Question inspired by statement in Lecture 6 of notes https://www2.perimeterinstitute.ca/personal/dgottesman/CO639-2004/Lecture6.pdf
The statement that I am a bit stuck on is: "For reasons that we will see below, we actually require the two row vectors $u_{1}$ and $u_{2}$ to be orthogonal to each other and to themselves: that is, to have $u_{i}·\bar{u_{j}} = 0$ for $i, j ∈ ${$1, 2$}. I would like to know why it is REQUIRED that the row vectors be orthogonal.
Background info and notation:
Let $S$ be an abelian subgroup in $GF(4)$ and let $u_{i}$ be vectors in $S$.
Commutativity of vectors $u,v \in GF(4)$ is specified as being when the (symplectic) inner product $$(u|v)=0$$
Where $(u|v)$ is defined by $$(u|v) = tr(u.\bar{v}) = \sum_{j} tr(u_{j}\bar{v_{j}})$$ Note:
- $\bar{v} = v^{2}$,
- $v=${$v_{1}, \dots, v_{n}$}
- $\bar{v} =${$v_{1}^{2} \dots, v_{n}^{2}$}
- $tr(x) = x + x^{2}$
Additionally, vectors $u_{i}$ and $u_{j}$ are orthogonal if: $$u_{i}.\bar{u_{j} }=0$$
Why would orthogonality be a necessary criteria in order for each of the elements of $u_{i} i \in $ {$1,2,3,4$} to commute?
I understand how orthogonality implies commutation but I don't understand the vice versa.
There is a note that explains : "because the stabilizer $S$ is itself a subset of $N(S)$, we can deduce that all the vectors of the parity check matrix must be orthogonal to every other row, and orthogonal to themselves: this is where that condition came from in producing the parity check matrix earlier"
I don't understand why this would require orthogonality.
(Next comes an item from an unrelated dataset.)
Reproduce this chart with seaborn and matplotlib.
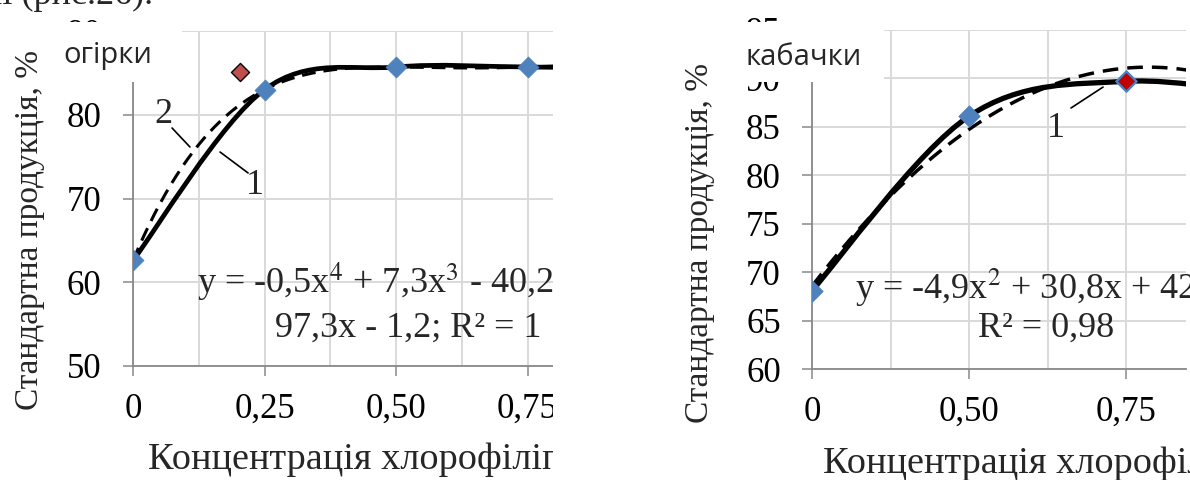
import numpy as np
import matplotlib
matplotlib.use("Agg")
import matplotlib.pyplot as plt
import seaborn as sns
from matplotlib.path import Path
from matplotlib.patches import PathPatch, Rectangle
from matplotlib.ticker import FixedLocator, NullFormatter

# ---------------- data ----------------
cuc_labels = ["0", "0,25", "0,50", "0,75", "1,00"]
cuc_values = [62.6, 83.0, 85.7, 85.7, 85.5]
cuc_opt_pos = 0.81          # red marker position (category units)
cuc_opt_value = 85.1
cuc_title = "огірки"
cuc_eq1 = "y = -0,5x$^4$ + 7,3x$^3$ - 40,2x$^2$ +"
cuc_eq2 = "97,3x - 1,2; R² = 1"

zuc_labels = ["0", "0,50", "0,75", "1,00"]
zuc_values = [68.1, 86.1, 89.7, 88.0]
zuc_opt_index = 2
zuc_title = "кабачки"
zuc_eq1 = "y = -4,9x$^2$ + 30,8x + 42,5"
zuc_eq2 = "R² = 0,98"

ylabel = "Стандартна продукція, %"
xlabel = "Концентрація хлорофіліпту, %"

# ---------------- style ----------------
sns.set_theme(style="white")
plt.rcParams["font.family"] = ["Liberation Serif", "DejaVu Serif"]
plt.rcParams["mathtext.fontset"] = "stix"
FS_TICK = 25
FS_EQ = 26
FS_XL = 27.5
FS_YL = 24
GRID = "#d9d9d9"
AXC = "#898989"
BLUE = "#4f81bd"

W, H = 1190, 480
fig = plt.figure(figsize=(W / 100, H / 100), dpi=100)
fig.patch.set_facecolor("white")


def fx(px):
    return px / W


def fy(py):
    return 1 - py / H


def excel_smooth(ax, xs, ys, **kw):
    pts = np.column_stack([xs, ys]).astype(float)
    n = len(pts)
    verts = [pts[0]]
    codes = [Path.MOVETO]
    for i in range(n - 1):
        p0 = pts[i - 1] if i > 0 else pts[i]
        p1, p2 = pts[i], pts[i + 1]
        p3 = pts[i + 2] if i + 2 < n else pts[i + 1]
        verts += [p1 + (p2 - p0) / 6, p2 - (p3 - p1) / 6, p2]
        codes += [Path.CURVE4] * 3
    ax.add_patch(PathPatch(Path(verts, codes), fill=False, **kw))


def style_axes(ax, labels, ymin, ymax, ystep, xmax):
    n = len(labels)
    ax.set_xlim(0, xmax)
    ax.set_ylim(ymin, ymax)
    ax.xaxis.set_major_locator(FixedLocator(range(n)))
    ax.set_xticklabels(labels)
    ax.xaxis.set_minor_locator(FixedLocator(np.arange(0.5, n, 1.0)))
    ax.xaxis.set_minor_formatter(NullFormatter())
    ax.set_yticks(np.arange(ymin, ymax + 0.1, ystep))
    ax.grid(True, which="both", axis="x", color=GRID, lw=1.4)
    ax.grid(True, which="major", axis="y", color=GRID, lw=1.4)
    ax.set_axisbelow(True)
    for s in ["top", "right"]:
        ax.spines[s].set_visible(False)
    for s in ["left", "bottom"]:
        ax.spines[s].set_color(AXC)
        ax.spines[s].set_linewidth(1.3)
    ax.tick_params(axis="both", which="major", direction="out", length=7.5,
                   width=1.1, color=AXC, labelsize=FS_TICK, labelcolor="black",
                   left=True, bottom=True)
    ax.tick_params(axis="y", pad=15)
    ax.tick_params(axis="x", pad=12)
    ax.tick_params(which="minor", length=0)
    ax.set_facecolor("white")


# ---------------- left: cucumbers ----------------
L_x0, L_x1, L_y0, L_y1 = 133, 556, 31, 366
axL = fig.add_axes([fx(L_x0), fy(L_y1), (L_x1 - L_x0) / W, (L_y1 - L_y0) / H])
style_axes(axL, cuc_labels, 50, 90, 10, (L_x1 - L_x0) / 131.5)

cx = np.arange(len(cuc_values))
coef = np.polyfit(cx + 1, cuc_values, 4)
xx = np.linspace(0, 3.3, 400)
sns.lineplot(x=xx, y=np.polyval(coef, xx + 1), ax=axL, color="black", lw=2.2,
             linestyle=(0, (4.5, 2.6)), sort=False, estimator=None)
excel_smooth(axL, cx, cuc_values, edgecolor="black", lw=3.4, zorder=3,
             capstyle="round", joinstyle="round")
sns.scatterplot(x=cx, y=cuc_values, ax=axL, marker="D", s=115, color=BLUE,
                edgecolor=BLUE, linewidth=0.5, zorder=5)
sns.scatterplot(x=[cuc_opt_pos], y=[cuc_opt_value], ax=axL, marker="D", s=85,
                color="#c0504d", edgecolor="black", linewidth=1.0, zorder=5)

axL.text(0.228, 80.0, "2", fontsize=FS_EQ, ha="center", va="center")
axL.annotate("", xy=(0.433, 76.15), xytext=(0.297, 78.42),
             arrowprops=dict(arrowstyle="-", lw=1.2, color="black",
                             shrinkA=0, shrinkB=0))
axL.text(0.928, 71.6, "1", fontsize=FS_EQ, ha="center", va="center")
axL.annotate("", xy=(0.662, 75.55), xytext=(0.875, 73.05),
             arrowprops=dict(arrowstyle="-", lw=1.2, color="black",
                             shrinkA=0, shrinkB=0))

fig.text(fx(197), fy(293), cuc_eq1, fontsize=FS_EQ, ha="left", va="baseline")
fig.text(fx(541), fy(337), cuc_eq2, fontsize=FS_EQ, ha="right", va="baseline")

axL.set_ylabel(ylabel, fontsize=FS_YL, rotation=90, ha="center", va="center")
axL.yaxis.set_label_coords((30 - L_x0) / (L_x1 - L_x0), (L_y1 - 230) / (L_y1 - L_y0))
axL.set_xlabel(xlabel, fontsize=FS_XL, ha="left", va="baseline")
axL.xaxis.set_label_coords((148 - L_x0) / (L_x1 - L_x0), (L_y1 - 469) / (L_y1 - L_y0))

# ---------------- right: zucchini ----------------
R_x0, R_x1, R_y0, R_y1 = 812, 1186, 30, 369
axR = fig.add_axes([fx(R_x0), fy(R_y1), (R_x1 - R_x0) / W, (R_y1 - R_y0) / H])
style_axes(axR, zuc_labels, 60, 95, 5, (R_x1 - R_x0) / 157.0)

zx = np.arange(len(zuc_values))
coef2 = np.polyfit(zx + 1, zuc_values, 2)
xx2 = np.linspace(0, 2.6, 300)
sns.lineplot(x=xx2, y=np.polyval(coef2, xx2 + 1), ax=axR, color="black", lw=2.5,
             linestyle=(0, (4.5, 2.6)), sort=False, estimator=None)
excel_smooth(axR, zx, zuc_values, edgecolor="black", lw=3.8, zorder=3,
             capstyle="round", joinstyle="round")
sns.scatterplot(x=zx, y=zuc_values, ax=axR, marker="D", s=120, color=BLUE,
                edgecolor=BLUE, linewidth=0.5, zorder=5)
sns.scatterplot(x=[zx[zuc_opt_index]], y=[zuc_values[zuc_opt_index]], ax=axR,
                marker="D", s=105, color="#c00000", edgecolor=BLUE,
                linewidth=1.6, zorder=6)

axR.text(1.554, 84.8, "1", fontsize=FS_EQ, ha="center", va="center")
axR.annotate("", xy=(1.854, 89.11), xytext=(1.650, 86.95),
             arrowprops=dict(arrowstyle="-", lw=1.2, color="black",
                             shrinkA=0, shrinkB=0))

fig.text(fx(855), fy(299), zuc_eq1, fontsize=FS_EQ, ha="left", va="baseline")
fig.text(fx(978), fy(337), zuc_eq2, fontsize=FS_EQ, ha="left", va="baseline")

axR.set_ylabel(ylabel, fontsize=FS_YL, rotation=90, ha="center", va="center")
axR.yaxis.set_label_coords((700 - R_x0) / (R_x1 - R_x0), (R_y1 - 243) / (R_y1 - R_y0))
axR.set_xlabel(xlabel, fontsize=FS_XL, ha="left", va="baseline")
axR.xaxis.set_label_coords((823 - R_x0) / (R_x1 - R_x0), (R_y1 - 473) / (R_y1 - R_y0))

# ---------------- cropping / cover boxes ----------------
def white_box(x0, y0, x1, y1, z=5):
    fig.add_artist(Rectangle((fx(x0), fy(y1)), (x1 - x0) / W, (y1 - y0) / H,
                             transform=fig.transFigure, facecolor="white",
                             edgecolor="none", zorder=z))

white_box(553, 0, 682, H)          # cropped edge of the left chart
white_box(48, 22, 182, 82)          # chart title box (left)
white_box(732, 22, 884, 82)         # chart title box (right)

fig.text(fx(63), fy(63), cuc_title, family=["Open Sans", "DejaVu Sans"],
         fontsize=21, ha="left", va="baseline", zorder=7)
fig.text(fx(746), fy(65), zuc_title, family=["Open Sans", "DejaVu Sans"],
         fontsize=21, ha="left", va="baseline", zorder=7)

# fragment of the document text above the chart
fig.text(fx(153), fy(4), "ні (рис.26).", fontsize=FS_EQ, ha="right", va="baseline")

fig.savefig("out.png", dpi=100, facecolor="white")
As $S$ is an abelian group, then $N_{E}(S)=C_{E}(S)$ which should imply that every element in $S$ needs to commute with each other. However, I don't understand how commutation, as it is defined here, requires orthogonality.
$tr(0)=tr(1)=0$, so if $u_{1}.\bar{u_{2}}=1$ then $(u|v)=0$. So it is my understanding that this shows vectors can commute even if not necessarily orthogonal?